Mas assim como posso apreciar Anton LaVey sem concordar com tudo o que ele disse, também posso apreciar Michael Aquino. Ele usou sua reputação profissional para ajudar a garantir que as religiões minoritárias fossem mais bem representadas nas Forças Armadas dos EUA e esteve na linha de frente quando se tratou de combater o Pânico Satânico durante a década de 1980. Ele é um tanto infame por ser tão fascinado pela história nazista; mas ele apenas escreve sobre como os rituais ocultos nazistas eram perversões do politeísmo nórdico (o que é absolutamente verdadeiro, como qualquer heathenista pode verificar); nunca o vi elogiar Hitler, promover o fascismo, negar o Holocausto, pedir o extermínio de Israel ou qualquer coisa que os nazistas realmente façam. Além disso, ele é um veterano, e alguns veteranos gostam muito de certas áreas da história militar que deixam as pessoas desconfortáveis em uma conversa educada. Tenho certeza de que o homem não é perfeito, mas é muito importante para mim que alguém como Aquino estivesse lá para aumentar a conscientização sobre a Set naquela época. Embora eu discorde de algumas de suas opiniões, qualquer pessoa que tenha aprendido sobre a Set comigo deve saber que aprender sobre Aquino foi o que catalisou minha própria conversão em 1997.

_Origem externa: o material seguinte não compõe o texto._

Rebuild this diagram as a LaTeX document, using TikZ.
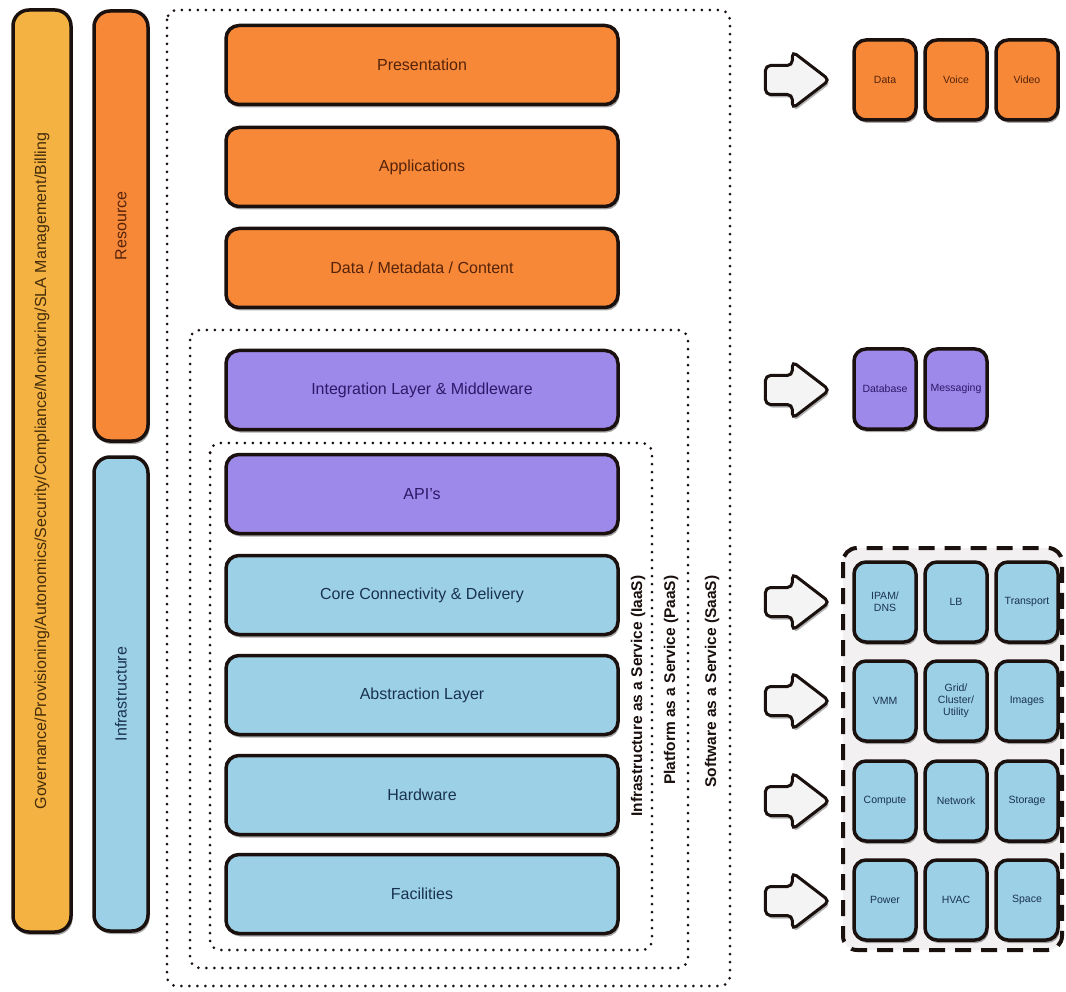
\documentclass[tikz,border=0pt]{standalone}
\usepackage{fontspec}
\setmainfont{Liberation Sans}
\usetikzlibrary{shapes.arrows,shadows}

\definecolor{govfill}{RGB}{244,178,66}
\definecolor{resfill}{RGB}{247,136,56}
\definecolor{purfill}{RGB}{157,137,233}
\definecolor{infill}{RGB}{156,208,230}
\definecolor{edge}{RGB}{26,16,14}
\definecolor{restext}{RGB}{85,35,10}
\definecolor{purtext}{RGB}{45,25,105}
\definecolor{intext}{RGB}{25,50,80}
\definecolor{govtext}{RGB}{70,45,10}
\definecolor{groupfill}{RGB}{243,240,241}
\definecolor{pointerfill}{RGB}{244,244,244}

\tikzset{
  box/.style={draw=edge, line width=3.5pt, rounded corners=13pt, inner sep=0pt,
    drop shadow={shadow xshift=1.5pt, shadow yshift=-3pt, opacity=0.35, fill=black}},
  layer/.style={box, minimum width=392pt, minimum height=79pt,
    font=\fontsize{16}{19}\selectfont},
  bar/.style={box, rounded corners=16pt, font=\fontsize{16}{19}\selectfont},
  tile/.style={box, rounded corners=12pt, minimum width=62pt, minimum height=80pt,
    align=center, font=\fontsize{10.5}{12}\selectfont},
  orangeish/.style={fill=resfill, text=restext},
  purpleish/.style={fill=purfill, text=purtext},
  blueish/.style={fill=infill, text=intext},
  svc/.style={draw=edge, line width=3pt, dash pattern=on 0pt off 8pt,
    line cap=round, rounded corners=10pt},
  svclabel/.style={rotate=90, anchor=east, text=edge,
    font=\bfseries\fontsize{15.5}{18}\selectfont},
  group/.style={draw=edge, line width=4pt, dash pattern=on 16pt off 10pt,
    rounded corners=14pt, fill=groupfill},
  pointer/.style={single arrow, draw=edge, line width=3pt, fill=pointerfill,
    minimum height=64pt, minimum width=56pt, inner sep=13pt,
    single arrow head extend=14pt, single arrow tip angle=75,
    rounded corners=5pt,
    drop shadow={shadow xshift=1.5pt, shadow yshift=-3pt, opacity=0.3, fill=black}}
}

\begin{document}
\begin{tikzpicture}[x=1pt,y=-1pt]
\useasboundingbox[fill=white] (0,0) rectangle (1066,992);

% service model boundaries
\draw[svc] (167,10) rectangle (730,986);
\draw[svc] (190,330) rectangle (688,968);
\draw[svc] (210,443) rectangle (652,950);

% side bars
\node[bar, fill=govfill, text=govtext, minimum width=58pt, minimum height=922pt]
  (gov) at (42,471) {\rotatebox{90}{Governance/Provisioning/Autonomics/Security/Compliance/Monitoring/SLA Management/Billing}};
\node[bar, orangeish, minimum width=54pt, minimum height=430pt]
  (res) at (121,226) {\rotatebox{90}{Resource}};
\node[bar, blueish, minimum width=54pt, minimum height=474pt]
  (infra) at (121,694) {\rotatebox{90}{Infrastructure}};

% stack layers
\node[layer, orangeish] (pres)  at (422,65)  {Presentation};
\node[layer, orangeish] (apps)  at (422,167) {Applications};
\node[layer, orangeish] (data)  at (422,268) {Data / Metadata / Content};
\node[layer, purpleish] (integ) at (422,390) {Integration Layer \& Middleware};
\node[layer, purpleish] (api)   at (422,494) {API's};
\node[layer, blueish]   (core)  at (422,595) {Core Connectivity \& Delivery};
\node[layer, blueish]   (abst)  at (422,695) {Abstraction Layer};
\node[layer, blueish]   (hw)    at (422,795) {Hardware};
\node[layer, blueish]   (fac)   at (422,894) {Facilities};

% service model labels
\node[svclabel] (iaas) at (638,572) {Infrastructure as a Service (IaaS)};
\node[svclabel] (paas) at (671,572) {Platform as a Service (PaaS)};
\node[svclabel] (saas) at (712,572) {Software as a Service (SaaS)};

% pointers
\node[pointer] (p1) at (788,80)  {};
\node[pointer] (p2) at (788,390) {};
\node[pointer] (p3) at (788,602) {};
\node[pointer] (p4) at (788,701) {};
\node[pointer] (p5) at (788,801) {};
\node[pointer] (p6) at (788,901) {};

% presentation tiles
\node[tile, orangeish] (tData)  at (885,80)  {Data};
\node[tile, orangeish] (tVoice) at (956,80)  {Voice};
\node[tile, orangeish] (tVideo) at (1027,80) {Video};

% middleware tiles
\node[tile, purpleish] (tDb)  at (885,389) {Database};
\node[tile, purpleish] (tMsg) at (956,389) {Messaging};

% infrastructure tiles
\draw[group] (843,548) rectangle (1062,950);
\node[tile, blueish] (tIpam)  at (885,602)  {IPAM/\\DNS};
\node[tile, blueish] (tLb)    at (956,602)  {LB};
\node[tile, blueish] (tTrans) at (1027,602) {Transport};
\node[tile, blueish] (tVmm)   at (885,701)  {VMM};
\node[tile, blueish] (tGrid)  at (956,701)  {Grid/\\Cluster/\\Utility};
\node[tile, blueish] (tImg)   at (1027,701) {Images};
\node[tile, blueish] (tComp)  at (885,801)  {Compute};
\node[tile, blueish] (tNet)   at (956,801)  {Network};
\node[tile, blueish] (tStor)  at (1027,801) {Storage};
\node[tile, blueish] (tPow)   at (885,900)  {Power};
\node[tile, blueish] (tHvac)  at (956,900)  {HVAC};
\node[tile, blueish] (tSpace) at (1027,900) {Space};
\end{tikzpicture}
\end{document}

Até mesmo Zeena Schreck, a filha mais nova de Anton LaVey, acabou deixando a Igreja de Satã e se juntou ao Templo por um tempo; depois, ela também deixou o Templo e iniciou seu próprio projeto, o Sethian Liberation Movement. Lembre-se de que Schreck é a primeira pessoa registrada como tendo sido criada como satanista desde o nascimento. Ela abandonou o satanismo do pai, mas veio para Set em vez de vir para Jesus, pode-se dizer (e ela também se identifica como budista). A ideia de que esse deus egípcio esquecido roubaria as pessoas do “Papa Negro” de Satã—incluindo sua própria filha—e as inspiraria a se tornarem setianas sempre foi especialmente significativa para mim. Schreck também não é a única ex-membro do Templo a continuar caminhando com Set em sua própria direção. Alguns se tornaram keméticos ou politeístas devocionais e, como mencionei acima, até mesmo nós da Tradição LV-426 nos beneficiamos do trabalho de Aquino. Portanto, embora eu tenha tanto interesse no Templo quanto eles provavelmente têm em mim, acredito que o Grande Vermelho realmente atendeu ao chamado de Aquino para “o diabo ” naquela noite escura de 1975; e sou muito grato por Ele ter feito isso.